Staff from Marion, Cedar Rapids and Horizons presented three transit options to the Marion City Council during its work session Tuesday night.
Marion city staffers are recommending the option that would extend the bus route along First/Seventh Avenue through Uptown Marion and loop back with a 15-minute frequency through Uptown.
“What we will do now is talk to partners to craft what’s next,” City Manager Ryan Waller said. “Cedar Rapids’ budget cycle is the same as ours so now we can have conversations” on what an intergovernmental 28(e) agreement would “look like.”
The preferred option also would add three micro transit buses. And the current transfer stop at Twixt Town Road would end and Marion passengers wanting to go into Cedar Rapids would simply stay on the bus.
“This option is what would still be a fixed route,” Marion Associate Planner Kesha Billings said. “If you get on the bus at Uptown Marion, there is no transfer to get to Cedar Rapids, and that’s the benefit of extending the route.”
Other options included keeping the route as it is and adding micro transit, or extending the route at a higher cost toward eastern Marion.
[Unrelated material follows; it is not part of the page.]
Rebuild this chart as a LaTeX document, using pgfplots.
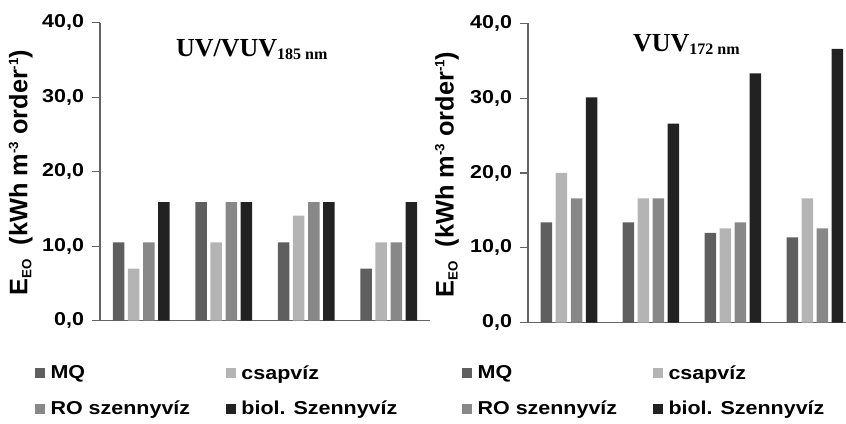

Marion has set aside $225,000 in federal American Rescue Plan Act dollars to buy three, 16-passenger buses for the micro-transit piece. The micro-transit buses also could pick up passengers anywhere in Marion and drop them off anywhere within Marion.
Marion’s current transit service, contracted with Cedar Rapids, has around 500 to 550 riders per month. The route is a one-hour circular route in Marion. Marion has a contract with Horizons for Horizons’ after-hours ride service.
The conversation on public transportation in the metro area started earlier this year, with Cedar Rapids initially planning to raise the cost of its agreement with Marion by more than $100,000 to about $535,000 annually. With the after-hours service added, the total cost would have been $567,205 for Marion.
Later, after figuring out its state and federal transportation funding, Cedar Rapids revised Marion’s cost to $431,000 for the next fiscal year.
The cost of the new preferred option is less -- $402,095. Adding micro transit, which includes $150,000 for the annual capital replacement cost of a bus, would raise the total cost to $961,775.
Impact on taxes
Going with any of the options would require an increase in the city’s current transit levy of 28 cents per $1,000 taxable valuation.
For the preferred staff option, the levy increase would be the smallest of the three options -- at 21 cents per $1,000 taxable valuation -- to bring the levy to 49 cents. That would add about $26 to the property tax bill for a home assessed at $200,000.
It costs $1 for an adult to ride a Cedar Rapids Transit bus. The ride is free for senior citizens, those on Medicare, passengers with disabilities and for passengers with low incomes. A ride costs $2 on a Horizons micro-bus, but the goal is to pair the two systems so nobody has to pay two fees for one trip.
“Until we have direction from council, we don’t exactly know how that will work,” Billings said. “The thought would be that it all equals out in the end, and there’s a seamless transition.”